Trend-Following Strategies in a Bull Market Regime
Identifying a Bull Market Regime
A bull market regime shows sustained upward price action. Define it using a 200-day simple moving average (SMA). Price must trade consistently above the 200-day SMA. The 50-day SMA must also trade above the 200-day SMA. Both moving averages must slope upwards. A common confirmation requires a 10% gain from a recent low. Volume typically expands on up days. Volatility, measured by the Average True Range (ATR), often decreases. The VIX index usually trades below 20. These metrics provide objective regime identification.
Strategy: Dual Moving Average Crossover
This trend-following strategy uses two exponential moving averages (EMAs). Use a 10-period EMA and a 30-period EMA. The strategy focuses on capturing medium-term trends. It avoids short-term noise. Apply this to liquid assets like S&P 500 ETFs (SPY) or large-cap stocks. Ensure the asset trades in a confirmed bull market regime.
Entry Rules
Execute a long entry when the 10-period EMA crosses above the 30-period EMA. This crossover must occur while both EMAs trade above the 200-day SMA. Price must close above the 30-period EMA on the entry day. Confirm the entry with above-average volume. Average volume is defined as the 50-day moving average of volume. A minimum volume increase of 20% above this average strengthens the signal. Place a limit order at the closing price of the signal candle. Execute at market open on the next trading day if price is favorable.
Exit Rules
Implement a trailing stop-loss. Place the initial stop-loss 1.5 times the current 14-period ATR below the entry price. Adjust the stop-loss daily. Move it to 1.5 times ATR below the previous day's low. This protects profits as the trend progresses. A primary exit signal occurs when the 10-period EMA crosses below the 30-period EMA. This indicates a potential trend reversal. Exit 100% of the position on this crossover. Another exit condition involves a hard stop-loss. If the asset declines 8% from its peak, exit the position immediately. This prevents large drawdowns. Consider a partial profit-take. Sell 50% of the position if the asset gains 15% from the entry price. This de-risks the trade. Adjust the remaining stop-loss to breakeven after the partial take.
Risk Parameters
Limit individual position size to 2% of total trading capital. Calculate this based on the initial stop-loss distance.

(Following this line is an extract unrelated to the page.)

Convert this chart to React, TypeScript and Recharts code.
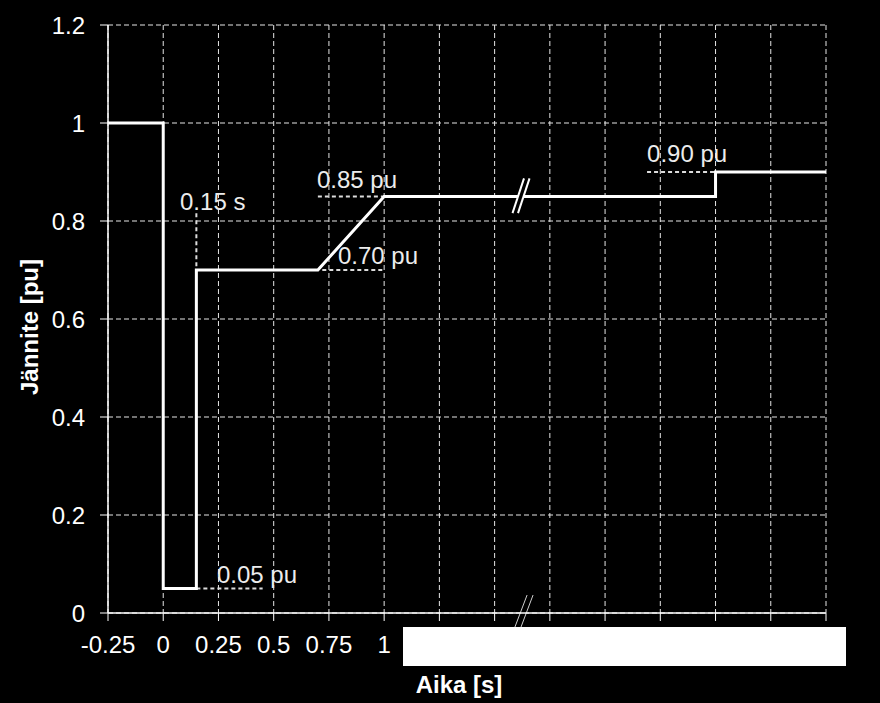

For example, if a stock trades at $100 and the stop is at $95, the risk per share is $5. If total capital is $100,000, then 2% risk equals $2,000. This allows buying 400 shares ($2,000 / $5). Maintain a maximum portfolio exposure of 20% to any single sector. Overall portfolio risk should not exceed 10% of capital at any time. Use a 14-period ATR for volatility calculations. Re-evaluate regime status weekly. If the bull market regime conditions break, reduce position sizing by 50%. Cease new entries until the regime re-establishes itself.
Practical Application
Apply this strategy using a charting platform with EMA and SMA overlays. Backtest the parameters on historical bull market data. Focus on the 2010-2018 period for robust testing. Observe the drawdown characteristics. Aim for a maximum drawdown below 15%. Record all trades in a journal. Analyze win rates and average profit per trade. Adjust ATR multiplier for stop-loss based on asset volatility. A higher volatility asset might require a 2.0x ATR multiplier. A lower volatility asset might use 1.0x ATR. Execute trades during market hours. Avoid holding positions over major economic data releases if possible. This reduces event risk. Review portfolio performance monthly. Compare against a benchmark like SPY. Adjust strategy parameters based on performance review. This iterative process refines the approach.